= Graham S. Cowles =

British ornithologist and paleornithologist (1931–2024)

Graham Stewart Cowles (27 June 1931 – 19 January 2024) was a British ornithologist and paleornithologist.

== Life and career ==
In January 1949, Cowles joined the bird department of the Natural History Museum in London as an assistant. He then served in the British Armed Forces for 2 years from January 1950. From 1952, as a curatorial Assistant, he was assigned to the avian osteology collection of the British Museum (Natural History).
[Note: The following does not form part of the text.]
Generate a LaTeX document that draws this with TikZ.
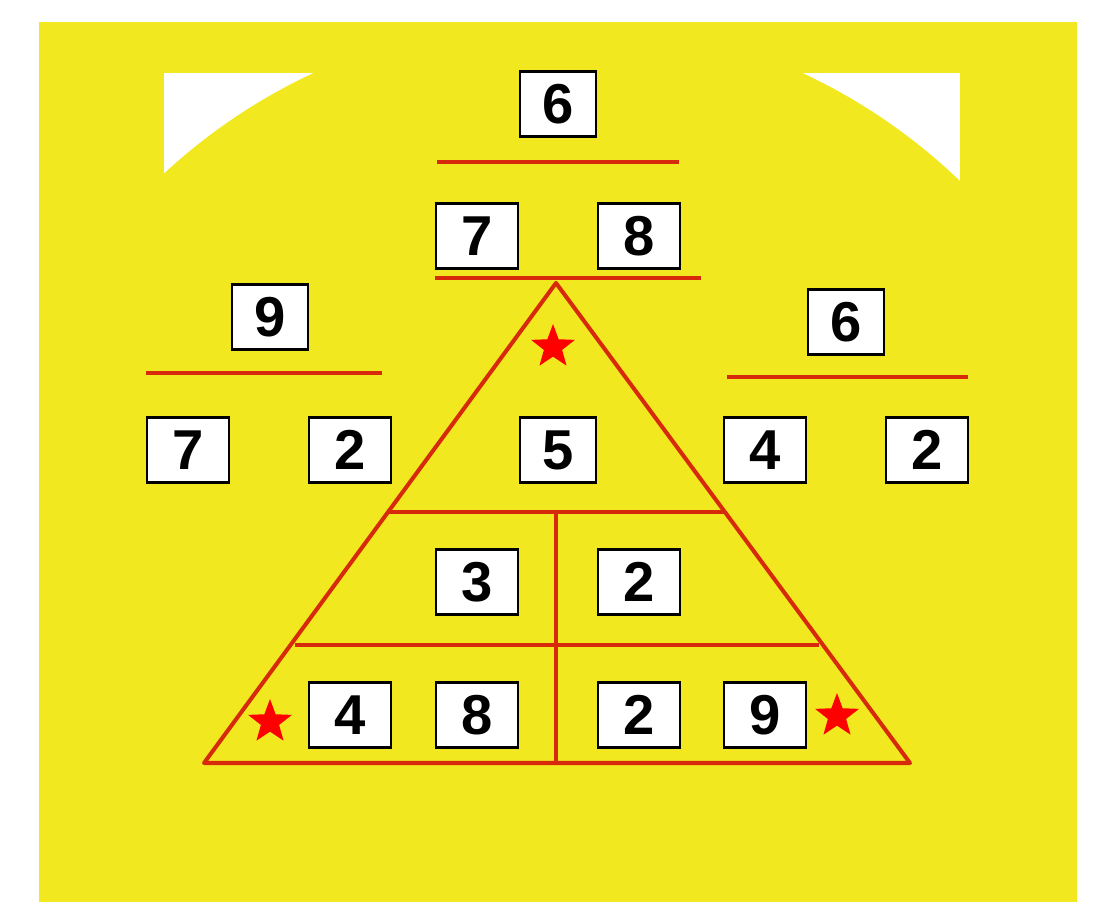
\documentclass[tikz,border=0pt]{standalone}
\usepackage{fontspec}
\setmainfont{Liberation Sans}
\usetikzlibrary{shapes.geometric,calc}

\definecolor{bgyellow}{RGB}{242,232,32}
\definecolor{linered}{RGB}{214,42,10}

\tikzset{
  numbox/.style={draw=black, fill=white, line width=1.2pt, minimum width=1.64cm,
    minimum height=1.3cm, inner sep=0pt, font=\fontsize{32}{32}\selectfont\bfseries},
  narrowbox/.style={numbox, minimum width=1.52cm},
  redline/.style={draw=linered, line width=2.3pt},
  redstar/.style={star, star points=5, star point ratio=2.4, fill=red,
    minimum size=0.92cm, inner sep=0pt},
}

\begin{document}
\begin{tikzpicture}[x=0.02cm, y=-0.02cm]
\useasboundingbox (0,0) rectangle (1117,924);
\fill[white] (0,0) rectangle (1117,924);
\fill[bgyellow] (39,22) rectangle (1077,902);

% white corners
\fill[white] (164,73) rectangle (960,200);
\begin{scope}
  \clip (164,73) rectangle (960,200);
  \fill[bgyellow] (558,599) circle[radius=11.6cm];
\end{scope}

% top sum
\node[narrowbox] (topsum) at (558,104) {6};
\draw[redline] (437,162) -- (679,162);
\node[numbox] (topa) at (477,236) {7};
\node[numbox] (topb) at (639,236) {8};
\draw[redline] (435,278) -- (701,278);

% left sum
\node[narrowbox] (leftsum) at (270,317) {9};
\draw[redline] (146,373) -- (382,373);
\node[numbox] (lefta) at (188,450) {7};
\node[numbox] (leftb) at (350,450) {2};

% right sum
\node[narrowbox] (rightsum) at (846,322) {6};
\draw[redline] (727,377) -- (968,377);
\node[numbox] (righta) at (765,450) {4};
\node[numbox] (rightb) at (927,450) {2};

% triangle
\coordinate (apex) at (556,283);
\coordinate (bl) at (204,763);
\coordinate (br) at (910,763);
\draw[redline, line join=round] (apex) -- (bl) -- (br) -- cycle;
\draw[redline] ($(apex)!0.477!(bl)$) -- ($(apex)!0.477!(br)$);
\draw[redline] ($(apex)!0.754!(bl)+(4,0)$) -- ($(apex)!0.754!(br)-(4,0)$);
\draw[redline] (556,512) -- (556,763);

\node[narrowbox] (mid) at (558,450) {5};
\node[numbox] (rowa) at (477,582) {3};
\node[numbox] (rowb) at (639,582) {2};
\node[numbox] (bota) at (350,715) {4};
\node[numbox] (botb) at (477,715) {8};
\node[numbox] (botc) at (639,715) {2};
\node[numbox] (botd) at (765,715) {9};

% stars
\node[redstar] (startop) at (553,347) {};
\node[redstar] (starleft) at (270,722) {};
\node[redstar] (starright) at (837,716) {};
\end{tikzpicture}
\end{document}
In 1961, he accompanied Peter Colston on an expedition to Andalusia and from 1962 to 1963 and 1965, he joined expeditions to Australia, financed by Australian zoologist and philanthropist Harold Wesley Hall (1888–1964). From 1971, he transferred the bird collections to the Natural History Museum at Tring where they were curated and supervised by Colston and Cowles. In January 1977 he was appointed Senior Scientific Officer and after I.C.J. Galbraith retired in 1985, Cowles became head curator of the bird collection until his own retirement at the end of June 1991.
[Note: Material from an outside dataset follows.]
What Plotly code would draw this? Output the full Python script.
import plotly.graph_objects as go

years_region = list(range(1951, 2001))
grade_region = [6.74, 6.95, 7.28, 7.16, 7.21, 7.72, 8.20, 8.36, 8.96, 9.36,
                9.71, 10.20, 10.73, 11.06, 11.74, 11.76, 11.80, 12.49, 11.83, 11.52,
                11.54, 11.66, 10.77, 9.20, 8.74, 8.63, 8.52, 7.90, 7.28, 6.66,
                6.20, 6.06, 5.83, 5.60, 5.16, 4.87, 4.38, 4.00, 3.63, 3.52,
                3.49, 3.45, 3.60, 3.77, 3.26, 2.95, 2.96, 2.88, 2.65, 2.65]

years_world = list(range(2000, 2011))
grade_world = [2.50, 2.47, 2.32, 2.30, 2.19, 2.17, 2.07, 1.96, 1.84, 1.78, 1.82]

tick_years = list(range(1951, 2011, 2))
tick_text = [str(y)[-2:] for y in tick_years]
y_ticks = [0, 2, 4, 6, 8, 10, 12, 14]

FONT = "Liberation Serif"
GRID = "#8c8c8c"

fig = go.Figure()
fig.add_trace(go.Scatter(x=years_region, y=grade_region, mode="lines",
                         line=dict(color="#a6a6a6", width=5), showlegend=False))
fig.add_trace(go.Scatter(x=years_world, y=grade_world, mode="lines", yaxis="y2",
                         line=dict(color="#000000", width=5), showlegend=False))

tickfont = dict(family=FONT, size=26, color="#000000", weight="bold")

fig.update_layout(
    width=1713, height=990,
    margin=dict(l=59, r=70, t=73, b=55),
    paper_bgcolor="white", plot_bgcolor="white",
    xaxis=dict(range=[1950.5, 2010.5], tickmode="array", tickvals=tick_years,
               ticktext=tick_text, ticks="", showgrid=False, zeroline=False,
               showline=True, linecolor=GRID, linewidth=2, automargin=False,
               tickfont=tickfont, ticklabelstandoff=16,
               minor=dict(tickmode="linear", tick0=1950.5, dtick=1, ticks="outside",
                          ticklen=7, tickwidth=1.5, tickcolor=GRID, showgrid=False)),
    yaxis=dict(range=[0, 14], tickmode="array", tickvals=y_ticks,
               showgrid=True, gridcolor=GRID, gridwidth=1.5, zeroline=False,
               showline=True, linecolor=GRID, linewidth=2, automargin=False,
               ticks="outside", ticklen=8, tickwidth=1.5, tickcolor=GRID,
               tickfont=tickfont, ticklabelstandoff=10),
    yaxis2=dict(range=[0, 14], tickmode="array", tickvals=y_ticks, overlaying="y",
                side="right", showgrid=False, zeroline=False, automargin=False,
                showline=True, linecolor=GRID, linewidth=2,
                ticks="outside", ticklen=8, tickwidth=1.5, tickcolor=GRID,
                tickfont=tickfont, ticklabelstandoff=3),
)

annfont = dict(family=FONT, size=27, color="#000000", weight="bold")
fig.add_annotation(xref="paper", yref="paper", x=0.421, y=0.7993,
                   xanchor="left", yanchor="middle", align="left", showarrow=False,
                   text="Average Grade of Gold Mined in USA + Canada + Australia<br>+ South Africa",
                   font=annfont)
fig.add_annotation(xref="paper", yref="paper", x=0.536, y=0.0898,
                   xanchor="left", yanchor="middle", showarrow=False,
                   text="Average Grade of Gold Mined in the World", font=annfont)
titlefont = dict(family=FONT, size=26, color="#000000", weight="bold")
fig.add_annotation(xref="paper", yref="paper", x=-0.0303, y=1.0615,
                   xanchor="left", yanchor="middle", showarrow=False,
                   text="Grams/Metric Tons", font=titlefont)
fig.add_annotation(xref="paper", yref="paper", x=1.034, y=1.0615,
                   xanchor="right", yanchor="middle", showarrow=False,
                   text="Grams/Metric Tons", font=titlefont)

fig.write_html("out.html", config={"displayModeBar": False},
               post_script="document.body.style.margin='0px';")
Cowles described the Hall's babbler (Pomatostomus halli) in 1964 and the subspecies of the Collared Kingfisher (Halcyon chloris) in 1980. In 1994, Cowles described the Réunion sheldgoose (Alopochen kervazoi) and the Réunion kestrel (Falco duboisi) after extensive research on subfossil bird species of the Mascarene Islands in 1987 and in chapter "2-The Fossil Record" in the work Studies of Mascarene Island Birds.

In 1974, Cowles participated in an expedition of the British Ornithologists' Union to Réunion island. During study of the Vergoz caverns near La-Saline-les-Bains and a coastal cave near Saint-Paul, he collected fragments of the extinct turtle species Saddle-backed Mauritius giant tortoise (Cylindraspis inepta).

Cowles published the book Birds (Instructions for Collectors) in 1970 in collaboration with Colin James Oliver Harrison (1926–2003). In 1974, Cowles wrote the chapter "Timaliidae – Quail-thrushes & Babblers" in Pat Hall's book Birds of the Harold Hall Australian Expeditions 1962–1970.

Cowles died on 19 January 2024, at the age of 92.

== Dedication names ==
Julian P. Hume named the Rodrigues bulbul (Hypsipetes cowlesi) in honour of Graham S. Cowles in 2015.